I've said here in my blog that the new Executive Director at West Virginia Public Radio, Scott Finn, has a chance to go live local talk on a statewide basis.
I was partly wrong. Instead of promoting live local talk I should have been promoting what some call "hyper local" communications of which live local talk is but one example. Before all the small town newspapers died and all the radio stations became the personal iPods for programing people who don't even listen to the stations they program, people could get lots of hyper local news and information. But now most of the news and information options are national and world news. You can't get any local news and info on Sirius XM. The Big Cluster radio companies that control Charleston (Bristol Broadcasting, LM Communications, West Virginia Radio Corporation) mostly give you world and national news if any. One Big Cluster radio executive told me over coffee that the cluster he/she runs doesn't have news at all.
How does an information junkie in Dunbar get news about his city council? He's lucky if he gets a few column inches once a week in the Charleston Gazette or Daily Mail. How does a news and info junkie in St. Albans get information and news about neighborhood watch if he doesn't know about the St. Albans Neighborhood Watch email lists or text blasts or the Public Group For St. Albans Neighborhood Watch? Once in a while a TV crew shows up at a neighborhood watch meeting and there's 8 seconds of neighborhood watch coverage on the 11PM news.
I've started using Twitter to get as live and local as possible. I no longer follow people who tweet about politics or their new TV show, I only follow interesting local people who may tweet something hyper local, something the TV reporters won't cover. For instance, I follow the handful of local city council members and mayors and WV House and Senate members who tweet. I follow local people who are thought leaders or "tribal" leaders on subjects of interest.
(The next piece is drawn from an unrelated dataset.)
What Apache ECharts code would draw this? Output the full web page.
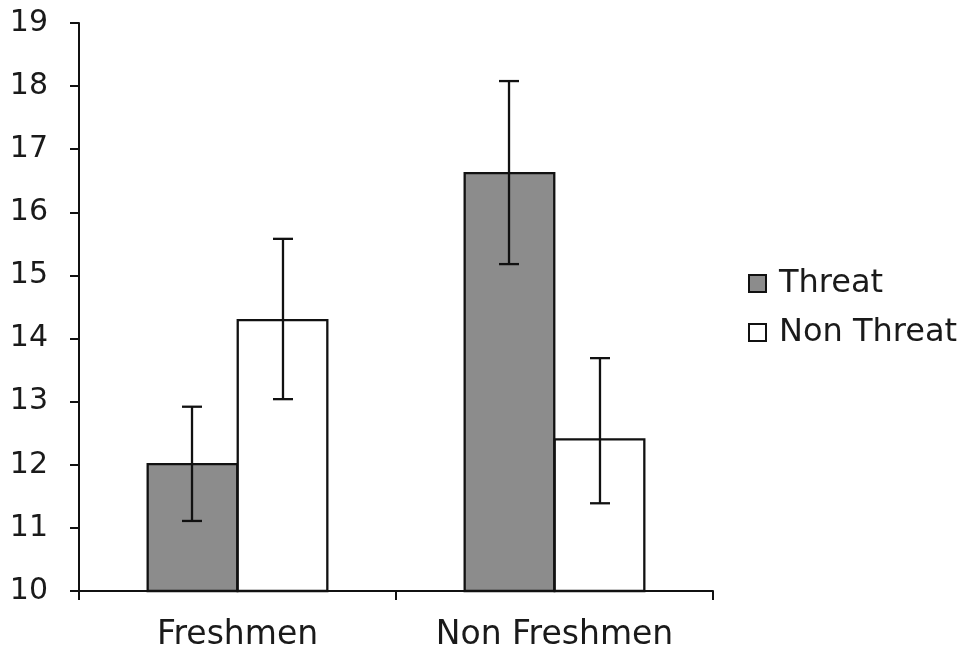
<!DOCTYPE html>
<html>
<head>
<meta charset="utf-8">
<script src="https://cdn.jsdelivr.net/npm/echarts@6/dist/echarts.min.js"></script>
<style>
html,body{margin:0;padding:0;background:#fff;}
#chart{width:968px;height:659px;}
</style>
</head>
<body>
<div id="chart"></div>
<script>
const categories = ['Freshmen', 'Non Freshmen'];
const seriesNames = ['Threat', 'Non Threat'];
const threat = [12.03, 16.64];
const nonThreat = [14.31, 12.42];
const threatErrLow = [11.11, 15.18];
const threatErrHigh = [12.92, 18.08];
const nonThreatErrLow = [13.04, 11.39];
const nonThreatErrHigh = [15.58, 13.69];
const yTicks = [10, 11, 12, 13, 14, 15, 16, 17, 18, 19];

const FONT = 'DejaVu Sans';
const TXT = '#1a1a1a';
const GAP = 0.426;

function errSeries(low, high, side) {
  const data = categories.map((c, i) => [i, low[i], high[i]]);
  return {
    type: 'custom',
    z: 10,
    silent: true,
    data: data,
    encode: { x: 0, y: [1, 2] },
    renderItem: function (params, api) {
      const i = api.value(0);
      const catW = api.size([1, 0])[0];
      const barW = catW * (1 - GAP) / 2;
      const off = side * barW / 2;
      const lo = api.coord([i, api.value(1)]);
      const hi = api.coord([i, api.value(2)]);
      const x = lo[0] + off;
      const cap = 10;
      const st = { stroke: '#111', lineWidth: 2.3 };
      return {
        type: 'group',
        children: [
          { type: 'line', shape: { x1: x, y1: lo[1], x2: x, y2: hi[1] }, style: st },
          { type: 'line', shape: { x1: x - cap, y1: lo[1], x2: x + cap, y2: lo[1] }, style: st },
          { type: 'line', shape: { x1: x - cap, y1: hi[1], x2: x + cap, y2: hi[1] }, style: st }
        ]
      };
    }
  };
}

const chart = echarts.init(document.getElementById('chart'));
chart.setOption({
  animation: false,
  backgroundColor: '#fff',
  textStyle: { fontFamily: FONT },
  grid: { left: 79, right: 255, top: 23, bottom: 68, containLabel: false },
  legend: {
    data: seriesNames,
    orient: 'vertical',
    left: 743,
    top: 262,
    itemWidth: 17,
    itemHeight: 17,
    itemGap: 16,
    icon: 'rect',
    textStyle: { fontFamily: FONT, fontSize: 32, color: TXT, lineHeight: 33, padding: [0, 0, 0, 8] }
  },
  xAxis: {
    type: 'category',
    data: categories,
    axisLine: { lineStyle: { color: '#111', width: 2 } },
    axisTick: { show: true, length: 9, lineStyle: { color: '#111', width: 2 } },
    axisLabel: { fontFamily: FONT, fontSize: 33, color: TXT, margin: 28 },
    splitLine: { show: false }
  },
  yAxis: {
    type: 'value',
    min: yTicks[0],
    max: yTicks[yTicks.length - 1],
    interval: 1,
    axisLine: { show: true, lineStyle: { color: '#111', width: 2 } },
    axisTick: { show: true, length: 9, lineStyle: { color: '#111', width: 2 } },
    axisLabel: { fontFamily: FONT, fontSize: 30, color: TXT, margin: 31 },
    splitLine: { show: false }
  },
  series: [
    {
      name: seriesNames[0], type: 'bar', data: threat,
      barGap: '-2%', barCategoryGap: (GAP * 100) + '%',
      itemStyle: { color: '#8c8c8c', borderColor: '#111', borderWidth: 2.3 }
    },
    {
      name: seriesNames[1], type: 'bar', data: nonThreat,
      barGap: '-2%', barCategoryGap: (GAP * 100) + '%',
      itemStyle: { color: '#ffffff', borderColor: '#111', borderWidth: 2.3 }
    },
    errSeries(threatErrLow, threatErrHigh, -1),
    errSeries(nonThreatErrLow, nonThreatErrHigh, 1)
  ]
});
</script>
</body>
</html>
And, yes, I follow all the non-sports and non-weather journalists because sometimes they tweet stuff hours before it goes on the air or on their website.
I subscribe to several text messaging services where I can get local news before it's on TV or internet.
And there's the opportunity for an enterprising terrestrial radio executive like Dotsy Klei, Mike Robinson or Scott Finn. People who don't have internet or don't know how to get texts on their phones will listen to live, locally-originating call-in radio. And right now, none of the Big Clusters in Charleston offer it.
Back in the 90s I was walking down the street with a radio station GM in Lexington, KY, who predicted that "in ten years" there would be no humans in the radio studios of any Lexington. His prediction was overly pessimistic but he was a lost right, There are still humans in the studios but there is no live, local news on the air in many radio markets including ours.
One Big Box radio exec told me there is no budget to hire an on-air "personality". I told her/him that the lack of a paid talent provides the station a chance to put hyper-local volunteers on the air. You can't tell me there are people all over the Kanawha Valley who would gladly volunteer to be radio hosts on your live, local, call-in shows.